Some members of Wildmon's coali tion contend that is not so. Says Karen Davis of Fort Worth, Texas, local leader of Christian Women's National Concerns: "Our group is not so much for limitation of TV shows, as it is to get shows that are of a high quality on TV." Most coalition spokesmen, however, appear to share Falwell's goal of making every program on the tube suitable for family viewing. For jxample, Dan Fore, Moral Majority's New York State chairman, says that TV should return to shows like I Love Lucy and The Honeymooners. Some critics note that those shows, whatever their merits as sitcoms, were stereotyped in their presentation of husband and wife behavior in the household.

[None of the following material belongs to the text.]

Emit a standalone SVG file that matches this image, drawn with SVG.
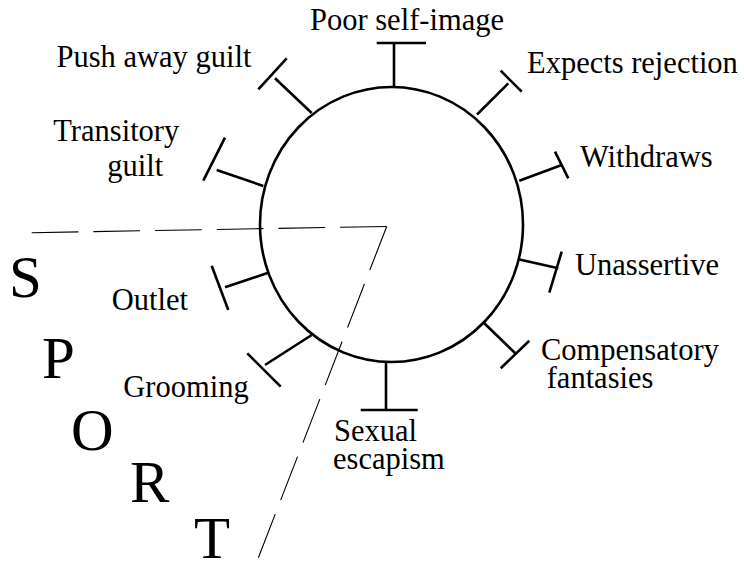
<svg xmlns="http://www.w3.org/2000/svg" width="744" height="565" viewBox="0 0 744 565">
<style>
.lbl{font-size:30.5px}
.big{font-size:59px}
.c{fill:none;stroke:#000;stroke-width:2.6}
.s{fill:none;stroke:#000;stroke-width:2.6;stroke-linecap:butt}
.d{fill:none;stroke:#000;stroke-width:1.1;stroke-dasharray:46.7 15}
</style>
<rect width="744" height="565" fill="#fff"/>
<g id="guides">
<line class="d" x1="31.7" y1="232.7" x2="386.7" y2="226.5"/>
<line class="d" x1="386.7" y1="226.5" x2="256.7" y2="562"/>
</g>
<g id="hub"><ellipse class="c" cx="391.5" cy="224.5" rx="131.5" ry="137.5"/></g>
<g id="connectors">
<line class="s" x1="394" y1="88" x2="394" y2="43"/><line class="s" x1="376.7" y1="43" x2="426" y2="43"/>
<line class="s" x1="311.7" y1="113" x2="275" y2="78.3"/><line class="s" x1="258.3" y1="89.3" x2="286.7" y2="58.3"/>
<line class="s" x1="477" y1="114.5" x2="508.3" y2="83.3"/><line class="s" x1="500.7" y1="70.7" x2="521.7" y2="91.7"/>
<line class="s" x1="519.3" y1="180.7" x2="561.7" y2="165"/><line class="s" x1="555" y1="151.7" x2="568.3" y2="178.3"/>
<line class="s" x1="518.3" y1="259.3" x2="558.3" y2="268.3"/><line class="s" x1="561.7" y1="251.7" x2="549.3" y2="292.7"/>
<line class="s" x1="482.7" y1="321.7" x2="516" y2="354"/><line class="s" x1="529.3" y1="340.7" x2="500.7" y2="368.3"/>
<line class="s" x1="386" y1="361" x2="386" y2="410"/><line class="s" x1="360.7" y1="410" x2="417.7" y2="410"/>
<line class="s" x1="311.7" y1="335" x2="265" y2="365"/><line class="s" x1="247.3" y1="353.3" x2="280.7" y2="386.7"/>
<line class="s" x1="268.3" y1="272.7" x2="225" y2="287.3"/><line class="s" x1="211.7" y1="265.7" x2="228.3" y2="310"/>
<line class="s" x1="263.3" y1="186" x2="216.7" y2="170"/><line class="s" x1="225" y1="137.7" x2="203.3" y2="180.7"/>
</g>
<g font-family="'Liberation Serif', 'Times New Roman', 'DejaVu Serif', serif" fill="#000">
<g id="n-poor"><text class="lbl" x="310" y="29.5">Poor self-image</text></g>
<g id="n-push"><text class="lbl" x="56.5" y="66.7">Push away guilt</text></g>
<g id="n-expects"><text class="lbl" x="527" y="73.3">Expects rejection</text></g>
<g id="n-withdraws"><text class="lbl" x="580" y="166.7">Withdraws</text></g>
<g id="n-transitory"><text class="lbl" x="53.3" y="141">Transitory<tspan x="107.3" dy="34.5">guilt</tspan></text></g>
<g id="n-unassertive"><text class="lbl" x="575" y="275">Unassertive</text></g>
<g id="n-outlet"><text class="lbl" x="111.7" y="310">Outlet</text></g>
<g id="n-compensatory"><text class="lbl" x="541" y="360">Compensatory<tspan x="546.7" dy="28.3">fantasies</tspan></text></g>
<g id="n-grooming"><text class="lbl" x="123.3" y="396.7">Grooming</text></g>
<g id="n-sexual"><text class="lbl" x="334" y="441">Sexual<tspan x="333" dy="27.5">escapism</tspan></text></g>
<g id="sport">
<text class="big" x="9" y="297">S</text>
<text class="big" x="42" y="378.3">P</text>
<text class="big" x="71" y="450">O</text>
<text class="big" x="130" y="501.7">R</text>
<text class="big" x="194" y="558">T</text>
</g>
</g>
</svg>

One unanswered question is whether the coalition is merely a front for the Moral Majority or for other increasingly influential political activists of the New Right. The Moral Majority helps finance the coalition but denies it is one of Moral Majority's arms, and Wildmon says he is not a Moral Majority member. Funds for Wildmon's Federation for Decency are being raised by Richard Viguerie, a direct mail specialist who has collected millions for North Carolina's Senator Jesse Helms and other conservative heroes. "The subject of sex in the media is probably going to be the No. 1 issue that conservatives are going to be concerned with after you get past President Reagan's economic and defense programs," Viguerie told TIME last week. "As conservatives, we want the American people to become aware of what is on television these days, and we want them to know who is sponsoring it. Then let them make their decision. We're not looking for laws or legislation. We just want everybody to understand what garbage is on television."

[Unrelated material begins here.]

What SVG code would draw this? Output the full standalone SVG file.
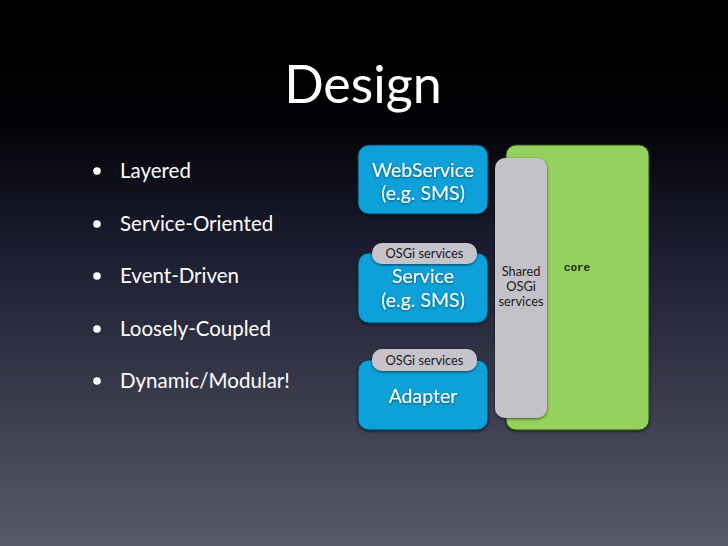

Wildmon seems sincerely convinced the networks are willfully wrecking America. He wrote recently in Conservative Digest, which Viguerie publishes, that networks "by design" have taught that "sexual immorality, violence, profanity, vulgarity, etc. were values worthy of imitation and emulation." On the deepest level, Wildmon and his fellow protesters yearn for a society-wide reaffirmation of the tradition of childhood innocence. They think children should be shielded from too much worldly knowledge too soon. Because the conservatives place so much emphasis on family and parenthood, they are ready to sacrifice adults' freedom of choice. There is a gruff, honest passion in many of their complaints. Says the Rev. Albert Gagnier of Brockton, Mass., a Moral Majority member and father of three: "I paid money for my TV set just like everybody else and I expect to get good programming out of it." So long as the air waves are public he deserves to find some programs that suit him. The problem is that Gagnier Wildmon and their compatriots want to be the sole judges of what is good.

--By William A. Henry III

Reported by Robert C. Wurmstedt/Tupelo

* A smaller survey last fall included on its "least constructive" list ABC shows Taxi and Vega$ and CBS hits WKRP in Cincinnati and The Dukes of Hazzard. NBC, lowest in commercial competition, had five of the "top ten constructive" shows, including Quincy and Little House on the Prairie.